>>

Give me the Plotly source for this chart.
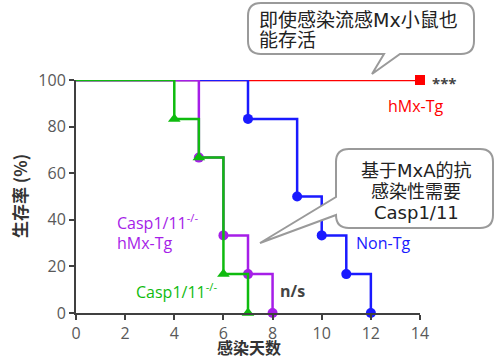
import plotly.graph_objects as go

# ---- data ----
red_days = [0, 14]
red_surv = [100, 100]
blue_days = [0, 7, 9, 10, 11, 12]
blue_surv = [100, 83.3, 50, 33.3, 16.7, 0]
purple_days = [0, 5, 6, 7, 8]
purple_surv = [100, 66.7, 33.3, 16.7, 0]
green_days = [0, 4, 5, 6, 7]
green_surv = [100, 83.3, 66.7, 16.7, 0]
x_ticks = [0, 2, 4, 6, 8, 10, 12, 14]
y_ticks = [0, 20, 40, 60, 80, 100]

RED = "#ff0000"
BLUE = "#1a1aff"
PURPLE = "#a61ee8"
GREEN = "#0fbb0f"

W, H = 500, 360
L, R, T, B = 76, 80, 80, 47
PW, PH = W - L - R, H - T - B

def px(x):
    return (x - L) / PW

def py(y):
    return (H - B - y) / PH

LATIN = "Open Sans, Noto Sans CJK SC"
CALL = "DejaVu Sans, Noto Sans CJK SC"
CJK = "Noto Sans CJK SC"

fig = go.Figure()

def add_group(days, surv, color, symbol, msize):
    fig.add_trace(go.Scatter(x=days, y=surv, mode="lines", line=dict(color=color, width=2.5, shape="hv"),
                             hoverinfo="skip", showlegend=False, cliponaxis=False))
    fig.add_trace(go.Scatter(x=days[1:], y=surv[1:], mode="markers",
                             marker=dict(color=color, symbol=symbol, size=msize),
                             showlegend=False, cliponaxis=False))

# drawing order: red bottom, then blue, purple, green on top
fig.add_trace(go.Scatter(x=red_days, y=red_surv, mode="lines", line=dict(color=RED, width=2.5),
                         showlegend=False, cliponaxis=False))
fig.add_trace(go.Scatter(x=red_days[-1:], y=red_surv[-1:], mode="markers",
                         marker=dict(color=RED, symbol="square", size=10),
                         showlegend=False, cliponaxis=False))
add_group(blue_days, blue_surv, BLUE, "circle", 10)
add_group(purple_days, purple_surv, PURPLE, "circle", 10)
add_group(green_days, green_surv, GREEN, "triangle-up", 11)

def callout(x0, y0, x1, y1, r, side, p):
    def P(x, y):
        return f"{px(x):.5f},{py(y):.5f}"
    d = f"M {P(x0 + r, y0)} L {P(x1 - r, y0)} Q {P(x1, y0)} {P(x1, y0 + r)} L {P(x1, y1 - r)} Q {P(x1, y1)} {P(x1 - r, y1)} "
    if side == "bottom":
        d += f"L {P(*p[0])} L {P(*p[1])} L {P(*p[2])} "
    d += f"L {P(x0 + r, y1)} Q {P(x0, y1)} {P(x0, y1 - r)} "
    if side == "left":
        d += f"L {P(*p[0])} L {P(*p[1])} L {P(*p[2])} "
    d += f"L {P(x0, y0 + r)} Q {P(x0, y0)} {P(x0 + r, y0)} Z"
    fig.add_shape(type="path", path=d, xref="paper", yref="paper",
                  line=dict(color="#9a9a9a", width=2), fillcolor="white", layer="above")

callout(248, 3, 474, 54, 13, "bottom", [(400, 54), (372, 74), (384, 54)])
callout(336, 149, 493, 228, 13, "left", [(336, 215), (260, 243), (336, 197)])

def ann(text, x, y, color, size, bold=False, xanchor="center", align="center", family=LATIN, angle=0,
        yanchor="middle"):
    if bold:
        text = f"<b>{text}</b>"
    fig.add_annotation(text=text, x=px(x), y=py(y), xref="paper", yref="paper", showarrow=False,
                       xanchor=xanchor, yanchor=yanchor, align=align, textangle=angle,
                       font=dict(color=color, size=size, family=family))

ann("即使感染流感Mx小鼠也", 257, 20, "#222222", 19, xanchor="left", family=CALL)
ann("能存活", 257, 40, "#222222", 19, xanchor="left", family=CALL)
ann("基于MxA的抗", 416, 170, "#222222", 18, family=CALL)
ann("感染性需要", 416, 191, "#222222", 18, family=CALL)
ann("Casp1/11", 416, 212, "#222222", 18, family=CALL)

ann("***", 445, 83, "#444444", 15, bold=True)
ann("hMx-Tg", 416, 106, RED, 16)
ann("Non-Tg", 383, 243, BLUE, 16)
ann("Casp1/11<sup>-/-</sup>", 115, 222, PURPLE, 16, xanchor="left")
ann("hMx-Tg", 115, 243, PURPLE, 16, xanchor="left")
ann("Casp1/11<sup>-/-</sup>", 134, 291, GREEN, 16, xanchor="left")
ann("n/s", 292, 291, "#444444", 16, bold=True)

ann("感染天数", 249, 361, "#333333", 16, bold=True, family=CJK, yanchor="bottom")
ann("生存率 (%)", 19, 196, "#333333", 17, bold=True, family=CJK, angle=-90)

axis_common = dict(showline=True, linecolor="#404040", linewidth=2, ticks="outside", ticklen=5,
                   tickwidth=2, tickcolor="#404040", showgrid=False, zeroline=False,
                   tickfont=dict(family=LATIN, size=16, color="#595959"))
fig.update_xaxes(range=[0, 14], tickvals=x_ticks, **axis_common)
fig.update_yaxes(range=[0, 100], tickvals=y_ticks, **axis_common)

fig.update_layout(width=W, height=H, margin=dict(l=L, r=R, t=T, b=B, pad=0),
                  plot_bgcolor="white", paper_bgcolor="white", showlegend=False)

fig.write_html("out.html", config={"displayModeBar": False},
               post_script="document.body.style.margin='0';document.body.style.overflow='hidden';")
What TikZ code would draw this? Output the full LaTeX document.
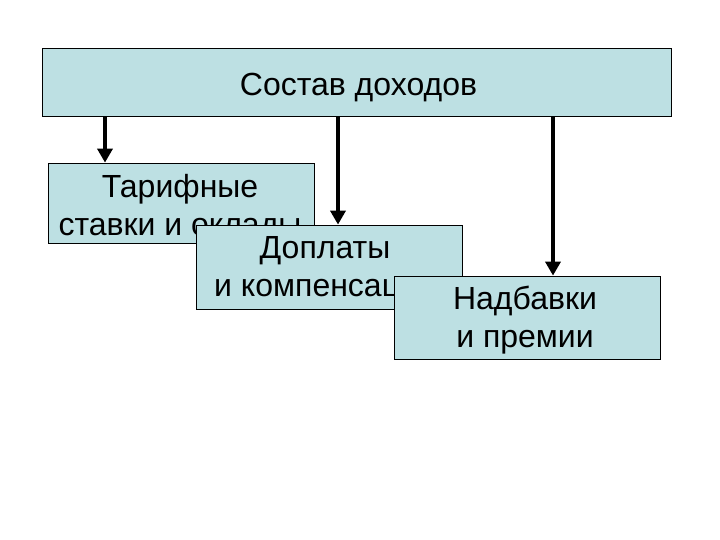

<<

Only lines belong in the copy: transcribe those from the start of the data through the line that contains "import plotly.graph_objects as go", and skip the pictures.

■ **Exercise answer**
Give me the Plotly source for this chart.
import plotly.graph_objects as go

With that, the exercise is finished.